Problem to work on:
Reproduce all of the data below without alteration; exclude every picture.

Data shown:
>> Start

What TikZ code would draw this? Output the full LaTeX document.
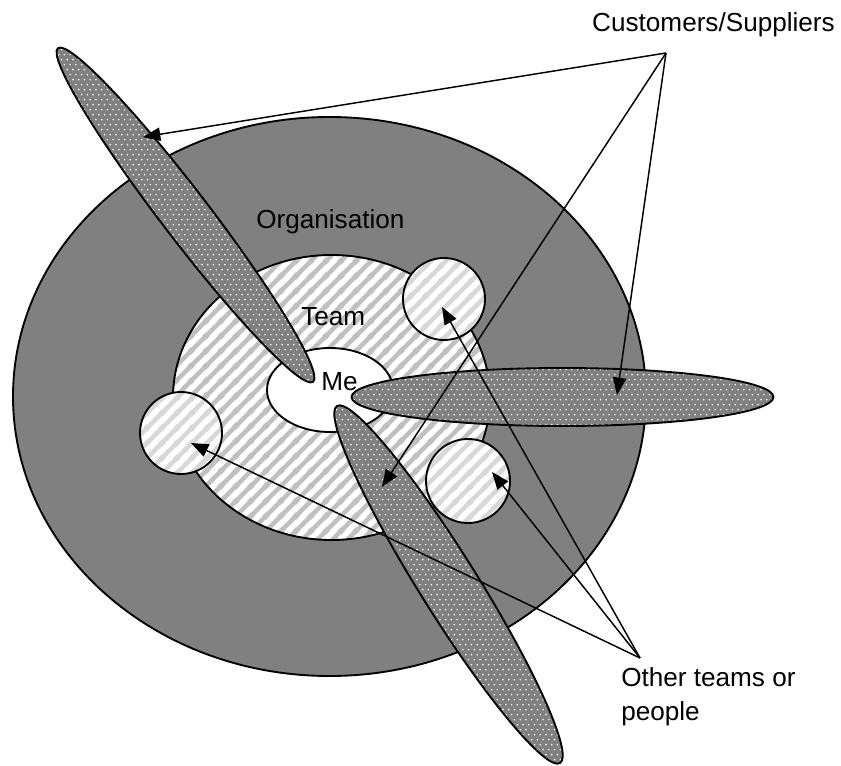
\documentclass[tikz,border=0pt]{standalone}
\usepackage{fontspec}
\setmainfont{Liberation Sans}
\usetikzlibrary{patterns,arrows.meta}

% light dots on a staggered grid
\pgfdeclarepatternformonly{lightdots}{\pgfqpoint{-1pt}{-1pt}}{\pgfqpoint{5.3pt}{8.5pt}}{\pgfqpoint{4.3pt}{7.5pt}}{%
  \pgfpathcircle{\pgfqpoint{1pt}{1pt}}{0.7pt}%
  \pgfpathcircle{\pgfqpoint{3.15pt}{4.75pt}}{0.7pt}%
  \pgfusepath{fill}}

% wide diagonal stripes
\pgfdeclarepatternformonly{widestripes}{\pgfqpoint{0pt}{0pt}}{\pgfqpoint{11pt}{11pt}}{\pgfqpoint{11pt}{11pt}}{%
  \pgfsetlinewidth{3.4pt}%
  \pgfpathmoveto{\pgfqpoint{-1pt}{-1pt}}\pgfpathlineto{\pgfqpoint{12pt}{12pt}}%
  \pgfpathmoveto{\pgfqpoint{-2pt}{9pt}}\pgfpathlineto{\pgfqpoint{2pt}{13pt}}%
  \pgfpathmoveto{\pgfqpoint{9pt}{-2pt}}\pgfpathlineto{\pgfqpoint{13pt}{2pt}}%
  \pgfusepath{stroke}}

\definecolor{orggray}{HTML}{808080}
\definecolor{teamstripe}{HTML}{C0C0C0}
\definecolor{unitstripe}{HTML}{D8D8D8}
\definecolor{dotwhite}{HTML}{F0F0F0}

\begin{document}
\begin{tikzpicture}[x=0.75pt,y=-0.75pt,
  outline/.style={draw=black, line width=1.4pt},
  org/.style={outline, fill=orggray},
  team/.style={outline, preaction={fill=white}, pattern=widestripes, pattern color=teamstripe},
  unit/.style={outline, preaction={fill=white}, pattern=widestripes, pattern color=unitstripe},
  self/.style={outline, fill=white},
  cigar/.style={outline, preaction={fill=orggray}, pattern=lightdots, pattern color=dotwhite},
  label/.style={font=\fontsize{19.6}{25.5}\selectfont, inner sep=0pt},
  pointer/.style={draw=black, line width=1.1pt, -{Triangle[length=13pt,width=10pt]}}]

\path[use as bounding box, fill=white] (0,0) rectangle (841,766);

% nested circles of the organisation
\path[org]  (329.5,396.5) ellipse [x radius=316.5, y radius=279.5];
\path[team] (331.5,397.5) ellipse [x radius=158.5, y radius=142.5];
\path[self] (330,390) ellipse [x radius=63, y radius=42];

% other teams or people
\path[unit] (444,299) circle [radius=41];
\path[unit] (181,433) circle [radius=41];
\path[unit] (468,481) circle [radius=42];

% customers and suppliers reaching in
\begin{scope}[shift={(185.5,215)}, rotate=-52.6]
  \path[cigar] (0,0) ellipse [x radius=210, y radius=24];
\end{scope}
\begin{scope}[shift={(448.5,584.5)}, rotate=-58]
  \path[cigar] (0,0) ellipse [x radius=210.5, y radius=29];
\end{scope}
\path[cigar] (562.5,397) ellipse [x radius=211, y radius=29];

% labels
\node[label, anchor=base west] (orglabel) at (256,229) {Organisation};
\node[label, anchor=base west] (teamlabel) at (301,325) {Team};
\node[label, anchor=base west] (melabel) at (321,390) {Me};
\node[label, anchor=base] (custlabel) at (713.5,32) {Customers/Suppliers};
\node[label, anchor=north west, align=left] (otherlabel) at (621,667) {Other teams or\\people};

% arrow origins and targets
\coordinate (custsrc) at (666,53);
\coordinate (custA) at (143,137);
\coordinate (custB) at (617,395);
\coordinate (custC) at (382,487);
\coordinate (othsrc) at (640,658);
\coordinate (othA) at (191,443);
\coordinate (othB) at (442,307);
\coordinate (othC) at (492,472);

\draw[pointer] (custsrc) -- (custA);
\draw[pointer] (custsrc) -- (custB);
\draw[pointer] (custsrc) -- (custC);
\draw[pointer] (othsrc) -- (othA);
\draw[pointer] (othsrc) -- (othB);
\draw[pointer] (othsrc) -- (othC);
\end{tikzpicture}
\end{document}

>> End

Exercise answer:
What TikZ code would draw this? Output the full LaTeX document.
\documentclass[tikz,border=0pt]{standalone}
\usepackage{fontspec}
\setmainfont{Liberation Sans}
\usetikzlibrary{patterns,arrows.meta}

% light dots on a staggered grid
\pgfdeclarepatternformonly{lightdots}{\pgfqpoint{-1pt}{-1pt}}{\pgfqpoint{5.3pt}{8.5pt}}{\pgfqpoint{4.3pt}{7.5pt}}{%
  \pgfpathcircle{\pgfqpoint{1pt}{1pt}}{0.7pt}%
  \pgfpathcircle{\pgfqpoint{3.15pt}{4.75pt}}{0.7pt}%
  \pgfusepath{fill}}

% wide diagonal stripes
\pgfdeclarepatternformonly{widestripes}{\pgfqpoint{0pt}{0pt}}{\pgfqpoint{11pt}{11pt}}{\pgfqpoint{11pt}{11pt}}{%
  \pgfsetlinewidth{3.4pt}%
  \pgfpathmoveto{\pgfqpoint{-1pt}{-1pt}}\pgfpathlineto{\pgfqpoint{12pt}{12pt}}%
  \pgfpathmoveto{\pgfqpoint{-2pt}{9pt}}\pgfpathlineto{\pgfqpoint{2pt}{13pt}}%
  \pgfpathmoveto{\pgfqpoint{9pt}{-2pt}}\pgfpathlineto{\pgfqpoint{13pt}{2pt}}%
  \pgfusepath{stroke}}

\definecolor{orggray}{HTML}{808080}
\definecolor{teamstripe}{HTML}{C0C0C0}
\definecolor{unitstripe}{HTML}{D8D8D8}
\definecolor{dotwhite}{HTML}{F0F0F0}

\begin{document}
\begin{tikzpicture}[x=0.75pt,y=-0.75pt,
  outline/.style={draw=black, line width=1.4pt},
  org/.style={outline, fill=orggray},
  team/.style={outline, preaction={fill=white}, pattern=widestripes, pattern color=teamstripe},
  unit/.style={outline, preaction={fill=white}, pattern=widestripes, pattern color=unitstripe},
  self/.style={outline, fill=white},
  cigar/.style={outline, preaction={fill=orggray}, pattern=lightdots, pattern color=dotwhite},
  label/.style={font=\fontsize{19.6}{25.5}\selectfont, inner sep=0pt},
  pointer/.style={draw=black, line width=1.1pt, -{Triangle[length=13pt,width=10pt]}}]

\path[use as bounding box, fill=white] (0,0) rectangle (841,766);

% nested circles of the organisation
\path[org]  (329.5,396.5) ellipse [x radius=316.5, y radius=279.5];
\path[team] (331.5,397.5) ellipse [x radius=158.5, y radius=142.5];
\path[self] (330,390) ellipse [x radius=63, y radius=42];

% other teams or people
\path[unit] (444,299) circle [radius=41];
\path[unit] (181,433) circle [radius=41];
\path[unit] (468,481) circle [radius=42];

% customers and suppliers reaching in
\begin{scope}[shift={(185.5,215)}, rotate=-52.6]
  \path[cigar] (0,0) ellipse [x radius=210, y radius=24];
\end{scope}
\begin{scope}[shift={(448.5,584.5)}, rotate=-58]
  \path[cigar] (0,0) ellipse [x radius=210.5, y radius=29];
\end{scope}
\path[cigar] (562.5,397) ellipse [x radius=211, y radius=29];

% labels
\node[label, anchor=base west] (orglabel) at (256,229) {Organisation};
\node[label, anchor=base west] (teamlabel) at (301,325) {Team};
\node[label, anchor=base west] (melabel) at (321,390) {Me};
\node[label, anchor=base] (custlabel) at (713.5,32) {Customers/Suppliers};
\node[label, anchor=north west, align=left] (otherlabel) at (621,667) {Other teams or\\people};

% arrow origins and targets
\coordinate (custsrc) at (666,53);
\coordinate (custA) at (143,137);
\coordinate (custB) at (617,395);
\coordinate (custC) at (382,487);
\coordinate (othsrc) at (640,658);
\coordinate (othA) at (191,443);
\coordinate (othB) at (442,307);
\coordinate (othC) at (492,472);

\draw[pointer] (custsrc) -- (custA);
\draw[pointer] (custsrc) -- (custB);
\draw[pointer] (custsrc) -- (custC);
\draw[pointer] (othsrc) -- (othA);
\draw[pointer] (othsrc) -- (othB);
\draw[pointer] (othsrc) -- (othC);
\end{tikzpicture}
\end{document}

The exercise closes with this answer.